Assessing wetland vulnerability to chronic and episodic physical drivers is fundamental
for establishing restoration priorities. We synthesized multiple data sets from E.B
Forsythe National Wildlife Refuge, New Jersey, to establish a wetland vulnerability
metric that integrates a range of physical processes, regulatory information and
physical/biophysical features. The geospatial data are based on aerial imagery, remote
sensing, regulatory information, and hydrodynamic modeling, and include elevation,
tidal range, unvegetated to vegetated marsh ratio (UVVR), shoreline erosion, potential
exposure to contaminants, residence time, marsh condition change, change in salinity
and salinity exposure, and sediment concentration.

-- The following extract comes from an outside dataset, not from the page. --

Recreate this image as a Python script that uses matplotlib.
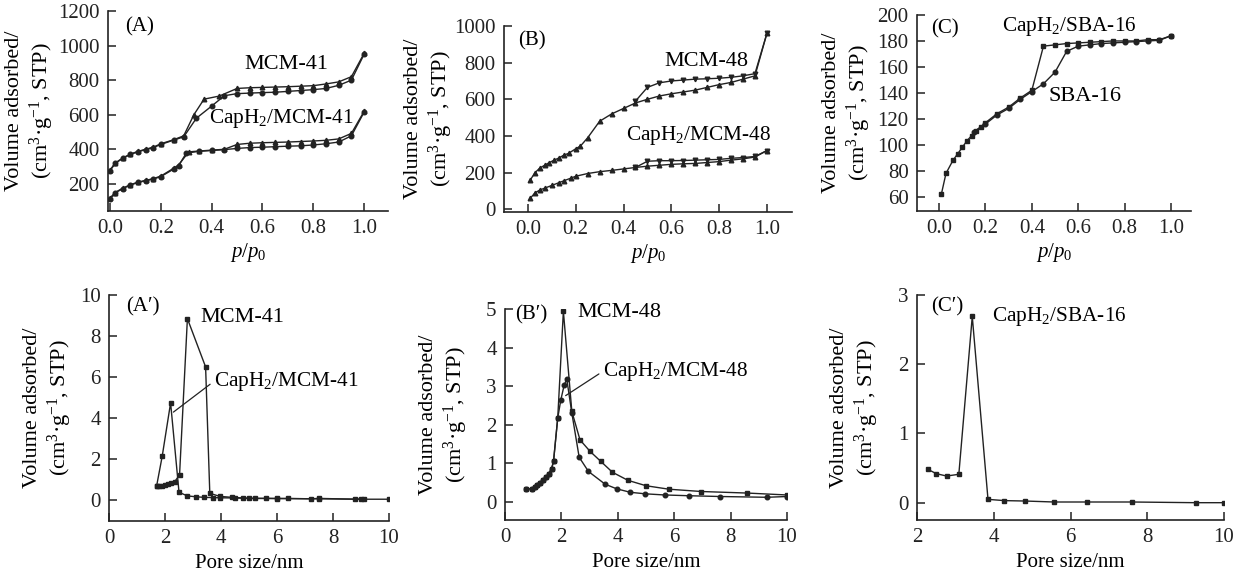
import matplotlib
matplotlib.use("Agg")
import matplotlib.pyplot as plt

plt.rcParams['font.family'] = ['Liberation Serif', 'DejaVu Serif']
plt.rcParams['mathtext.fontset'] = 'custom'
plt.rcParams['mathtext.rm'] = 'Liberation Serif'
plt.rcParams['mathtext.it'] = 'Liberation Serif:italic'
plt.rcParams['font.size'] = 15

INK = '#222222'

# ---- (A) MCM-41 isotherms ----
a_mcm_ads_p = [0.0, 0.02, 0.05, 0.08, 0.11, 0.14, 0.17, 0.2, 0.25, 0.29, 0.33, 0.37, 0.43, 0.5, 0.55, 0.6, 0.65, 0.7, 0.75, 0.8, 0.85, 0.9, 0.95, 1.0]
a_mcm_ads_v = [280, 320, 350, 372, 388, 400, 412, 432, 455, 478, 600, 690, 708, 752, 756, 758, 760, 762, 765, 768, 778, 790, 820, 955]
a_mcm_des_p = [0.0, 0.02, 0.05, 0.08, 0.11, 0.14, 0.17, 0.2, 0.25, 0.29, 0.34, 0.40, 0.45, 0.5, 0.55, 0.6, 0.65, 0.7, 0.75, 0.8, 0.85, 0.9, 0.95, 1.0]
a_mcm_des_v = [275, 318, 348, 370, 386, 398, 410, 428, 453, 472, 580, 650, 710, 722, 725, 728, 730, 735, 740, 745, 752, 770, 800, 950]
a_cap_ads_p = [0.0, 0.02, 0.05, 0.08, 0.11, 0.14, 0.17, 0.2, 0.25, 0.27, 0.31, 0.35, 0.4, 0.45, 0.5, 0.55, 0.6, 0.65, 0.7, 0.75, 0.8, 0.85, 0.9, 0.95, 1.0]
a_cap_ads_v = [118, 150, 175, 195, 210, 220, 230, 245, 290, 310, 385, 390, 395, 400, 428, 435, 438, 440, 442, 445, 448, 452, 460, 492, 620]
a_cap_des_p = [0.0, 0.02, 0.05, 0.08, 0.11, 0.14, 0.17, 0.2, 0.25, 0.27, 0.30, 0.35, 0.4, 0.45, 0.5, 0.55, 0.6, 0.65, 0.7, 0.75, 0.8, 0.85, 0.9, 0.95, 1.0]
a_cap_des_v = [112, 148, 172, 193, 208, 218, 228, 242, 285, 305, 378, 388, 393, 398, 405, 410, 412, 415, 418, 420, 425, 432, 442, 478, 615]

# ---- (B) MCM-48 isotherms ----
b_mcm_ads_p = [0.01, 0.03, 0.05, 0.07, 0.09, 0.11, 0.13, 0.15, 0.17, 0.2, 0.22, 0.25, 0.3, 0.35, 0.4, 0.45, 0.5, 0.55, 0.6, 0.65, 0.7, 0.75, 0.8, 0.85, 0.9, 0.95, 1.0]
b_mcm_ads_v = [160, 200, 225, 240, 255, 268, 280, 295, 305, 330, 345, 390, 480, 520, 550, 580, 600, 618, 630, 640, 650, 665, 680, 692, 710, 728, 960]
b_mcm_des_p = [0.45, 0.5, 0.55, 0.6, 0.65, 0.7, 0.75, 0.8, 0.85, 0.9, 0.95, 1.0]
b_mcm_des_v = [590, 665, 690, 700, 705, 710, 712, 715, 720, 728, 740, 960]
b_cap_ads_p = [0.01, 0.03, 0.05, 0.07, 0.1, 0.13, 0.15, 0.18, 0.2, 0.25, 0.3, 0.35, 0.4, 0.45, 0.5, 0.55, 0.6, 0.65, 0.7, 0.75, 0.8, 0.85, 0.9, 0.95, 1.0]
b_cap_ads_v = [60, 90, 105, 115, 130, 145, 155, 170, 180, 195, 205, 212, 220, 228, 235, 240, 245, 248, 250, 255, 260, 268, 275, 285, 320]
b_cap_des_p = [0.45, 0.5, 0.55, 0.6, 0.65, 0.7, 0.75, 0.8, 0.85, 0.9, 0.95, 1.0]
b_cap_des_v = [228, 262, 265, 265, 266, 268, 270, 272, 278, 282, 288, 320]

# ---- (C) SBA-16 isotherms ----
c_s1_p = [0.01, 0.03, 0.06, 0.08, 0.1, 0.12, 0.14, 0.16, 0.18, 0.2, 0.25, 0.3, 0.35, 0.4, 0.45, 0.5, 0.55, 0.6, 0.65, 0.7, 0.75, 0.8, 0.85, 0.9, 0.95, 1.0]
c_s1_v = [62, 78, 88, 93, 98, 103, 107, 111, 114, 117, 124, 129, 136, 142, 176, 177, 178, 178.5, 179, 179.5, 180, 180, 180, 181, 181, 184]
c_s2_p = [0.15, 0.2, 0.25, 0.3, 0.35, 0.4, 0.45, 0.5, 0.55, 0.6, 0.65, 0.7, 0.75, 0.8, 0.85, 0.9, 0.95, 1.0]
c_s2_v = [110, 116, 123, 128, 135, 141, 147, 156, 172, 176, 177, 178, 178.5, 179, 179.5, 180, 180.5, 184]

# ---- (A') pore size distributions ----
ap_mcm_d = [1.7, 1.8, 1.9, 2.0, 2.1, 2.2, 2.35, 2.52, 2.8, 3.45, 3.6, 3.95, 4.4, 4.8, 5.2, 6.0, 6.4, 7.2, 7.5, 8.8, 9.1]
ap_mcm_v = [0.68, 0.68, 0.7, 0.75, 0.8, 0.85, 0.92, 1.25, 8.85, 6.5, 0.35, 0.2, 0.15, 0.12, 0.1, 0.1, 0.1, 0.08, 0.1, 0.06, 0.08]
ap_cap_d = [1.7, 1.9, 2.2, 2.5, 2.8, 3.1, 3.4, 3.7, 3.95, 4.5, 5.0, 5.6, 6.0, 7.5, 9.0, 10.0]
ap_cap_v = [0.7, 2.15, 4.75, 0.4, 0.22, 0.18, 0.15, 0.14, 0.13, 0.12, 0.1, 0.1, 0.09, 0.08, 0.06, 0.06]

# ---- (B') pore size distributions ----
bp_mcm_d = [0.75, 0.95, 1.05, 1.15, 1.25, 1.35, 1.45, 1.55, 1.65, 1.72, 1.87, 2.07, 2.37, 2.66, 3.02, 3.4, 3.81, 4.36, 5.0, 5.81, 6.96, 8.58, 10.0]
bp_mcm_v = [0.33, 0.33, 0.37, 0.42, 0.48, 0.55, 0.63, 0.72, 0.85, 1.04, 2.17, 4.94, 2.34, 1.6, 1.3, 1.04, 0.76, 0.55, 0.41, 0.32, 0.26, 0.22, 0.17]
bp_cap_d = [0.75, 0.95, 1.05, 1.15, 1.25, 1.35, 1.45, 1.55, 1.65, 1.72, 1.87, 1.98, 2.1, 2.19, 2.37, 2.63, 2.96, 3.55, 3.96, 4.44, 4.97, 5.66, 6.54, 7.63, 9.29, 10.0]
bp_cap_v = [0.33, 0.33, 0.37, 0.42, 0.48, 0.55, 0.63, 0.72, 0.85, 1.04, 2.17, 2.64, 3.03, 3.18, 2.3, 1.15, 0.78, 0.45, 0.33, 0.24, 0.2, 0.17, 0.15, 0.13, 0.11, 0.13]

# ---- (C') pore size distribution ----
cp_d = [2.29, 2.5, 2.77, 3.09, 3.44, 3.85, 4.28, 4.82, 5.57, 6.42, 7.6, 9.26, 10.0]
cp_v = [0.48, 0.42, 0.385, 0.41, 2.69, 0.048, 0.03, 0.024, 0.01, 0.01, 0.01, 0.0, 0.0]

W, H = 1235, 575
fig = plt.figure(figsize=(W / 100, H / 100), dpi=100)

ylab = 'Volume adsorbed/\n(cm$^3$·g$^{-1}$, STP)'
kw = dict(color=INK, lw=1.0, ms=3.3)


def make_ax(left, right, top, bottom, label_gap):
    ax = fig.add_axes([left / W, 1 - bottom / H, (right - left) / W, (bottom - top) / H])
    for s in ['top', 'right']:
        ax.spines[s].set_visible(False)
    for s in ['left', 'bottom']:
        ax.spines[s].set_linewidth(1.2)
        ax.spines[s].set_color(INK)
    ax.tick_params(direction='in', length=6, width=1.1, colors=INK, labelsize=15, pad=6)
    ax.set_ylabel(ylab, fontsize=16)
    # right edge of the y label block sits label_gap px left of the spine
    ax.yaxis.set_label_coords(-label_gap / (right - left), 0.5)
    return ax


# (A)
ax = make_ax(108, 388, 11, 211, 52)
ax.plot(a_mcm_ads_p, a_mcm_ads_v, marker='^', **kw)
ax.plot(a_mcm_des_p, a_mcm_des_v, marker='o', **kw)
ax.plot(a_cap_ads_p, a_cap_ads_v, marker='^', **kw)
ax.plot(a_cap_des_p, a_cap_des_v, marker='o', **kw)
ax.set_xlim(-0.008, 1.094)
ax.set_ylim(43, 1200)
ax.set_xticks([0.0, 0.2, 0.4, 0.6, 0.8, 1.0])
ax.set_xticklabels(['0.0', '0.2', '0.4', '0.6', '0.8', '1.0'])
ax.set_yticks([200, 400, 600, 800, 1000, 1200])
ax.text(0.53, 890, 'MCM-41', va='center', fontsize=16)
ax.text(0.39, 580, 'CapH$_2$/MCM-41', va='center', fontsize=15.3)
ax.text(0.06, 0.97, '(A)', transform=ax.transAxes, va='top', fontsize=15)
ax.set_xlabel('$p$/$p_0$', fontsize=15, labelpad=2)

# (B)
ax = make_ax(504, 792, 26, 212, 49)
ax.plot(b_mcm_ads_p, b_mcm_ads_v, marker='^', **kw)
ax.plot(b_mcm_des_p, b_mcm_des_v, marker='v', **kw)
ax.plot(b_cap_ads_p, b_cap_ads_v, marker='^', **kw)
ax.plot(b_cap_des_p, b_cap_des_v, marker='v', **kw)
ax.set_xlim(-0.10, 1.105)
ax.set_ylim(-15, 1000)
ax.set_xticks([0.0, 0.2, 0.4, 0.6, 0.8, 1.0])
ax.set_xticklabels(['0.0', '0.2', '0.4', '0.6', '0.8', '1.0'])
ax.set_yticks([0, 200, 400, 600, 800, 1000])
ax.text(0.57, 805, 'MCM-48', va='center', fontsize=16)
ax.text(0.41, 405, 'CapH$_2$/MCM-48', va='center', fontsize=15.3)
ax.text(0.05, 0.97, '(B)', transform=ax.transAxes, va='top', fontsize=15)
ax.set_xlabel('$p$/$p_0$', fontsize=15, labelpad=2)

# (C)
ax = make_ax(917, 1191, 15, 211, 44)
ax.plot(c_s1_p, c_s1_v, marker='s', **kw)
ax.plot(c_s2_p, c_s2_v, marker='o', **kw)
ax.set_xlim(-0.095, 1.086)
ax.set_ylim(49, 200)
ax.set_xticks([0.0, 0.2, 0.4, 0.6, 0.8, 1.0])
ax.set_xticklabels(['0.0', '0.2', '0.4', '0.6', '0.8', '1.0'])
ax.set_yticks(range(60, 201, 20))
ax.text(0.27, 191, 'CapH$_2$/SBA-16', va='center', fontsize=15.3)
ax.text(0.47, 137, 'SBA-16', va='center', fontsize=16)
ax.text(0.05, 0.98, '(C)', transform=ax.transAxes, va='top', fontsize=15)
ax.set_xlabel('$p$/$p_0$', fontsize=15, labelpad=2)

# (A')
ax = make_ax(109, 389, 295, 521, 35)
ax.plot(ap_mcm_d, ap_mcm_v, marker='s', **kw)
ax.plot(ap_cap_d, ap_cap_v, marker='s', **kw)
ax.set_xlim(0, 10)
ax.set_ylim(-1, 10)
ax.set_xticks([0, 2, 4, 6, 8, 10])
ax.set_yticks([0, 2, 4, 6, 8, 10])
ax.text(3.25, 8.9, 'MCM-41', va='center', fontsize=16)
ax.annotate('CapH$_2$/MCM-41', xy=(2.3, 4.3), xytext=(3.75, 5.8), va='center', fontsize=15.3,
            arrowprops=dict(arrowstyle='-', color=INK, lw=0.9, relpos=(0, 0.5), shrinkA=1, shrinkB=0))
ax.text(0.06, 0.99, '(A′)', transform=ax.transAxes, va='top', fontsize=15)
ax.set_xlabel('Pore size/nm', fontsize=15, labelpad=4)

# (B')
ax = make_ax(505, 787, 309, 520, 35)
ax.plot(bp_mcm_d, bp_mcm_v, marker='s', **kw)
ax.plot(bp_cap_d, bp_cap_v, marker='o', **kw)
ax.set_xlim(0, 10)
ax.set_ylim(-0.48, 5)
ax.set_xticks([0, 2, 4, 6, 8, 10])
ax.set_yticks([0, 1, 2, 3, 4, 5])
ax.text(2.55, 4.9, 'MCM-48', va='center', fontsize=16)
ax.annotate('CapH$_2$/MCM-48', xy=(2.15, 2.75), xytext=(3.47, 3.38), va='center', fontsize=15.3,
            arrowprops=dict(arrowstyle='-', color=INK, lw=0.9, relpos=(0, 0.5), shrinkA=1, shrinkB=0))
ax.text(0.035, 1.02, '(B′)', transform=ax.transAxes, va='top', fontsize=15)
ax.set_xlabel('Pore size/nm', fontsize=15, labelpad=4)

# (C')
ax = make_ax(917, 1224, 295, 520, 36)
ax.plot(cp_d, cp_v, marker='s', **kw)
ax.set_xlim(2, 10)
ax.set_ylim(-0.25, 3)
ax.set_xticks([2, 4, 6, 8, 10])
ax.set_yticks([0, 1, 2, 3])
ax.text(3.95, 2.69, 'CapH$_2$/SBA-16', va='center', fontsize=15.3)
ax.text(0.045, 0.99, '(C′)', transform=ax.transAxes, va='top', fontsize=15)
ax.set_xlabel('Pore size/nm', fontsize=15, labelpad=4)

fig.savefig('out.png', dpi=100, facecolor='white')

First, we delineated the wetland
complex into individual marsh units based on surface contours and then defined a
wetland vulnerability index that combined contributions from all parameters. We
applied principal component and cluster analyses to explore the interrelations between
the data layers and separate regions that exhibited common characteristics. Our
analysis shows that the spatial variation of vulnerability in this domain cannot be
explained satisfactorily by a smaller subset of the variables. The most influential factor
on the vulnerability index was the combined effect of elevation, tide range, residence
time, and UVVR. Tide range and residence time had the highest correlation, and
similar bay-wide spatial variation. Some variables (e.g., shoreline erosion) had no
significant correlation with the rest of the variables. The aggregated index based on the
complete dataset allows us to assess the overall state of a given marsh unit and quickly
locate the most vulnerable units in a larger marsh complex. The application of
geospatially complete datasets and consideration of chronic and episodic physical drivers
represents an advance over traditional point-based methods for wetland assessment.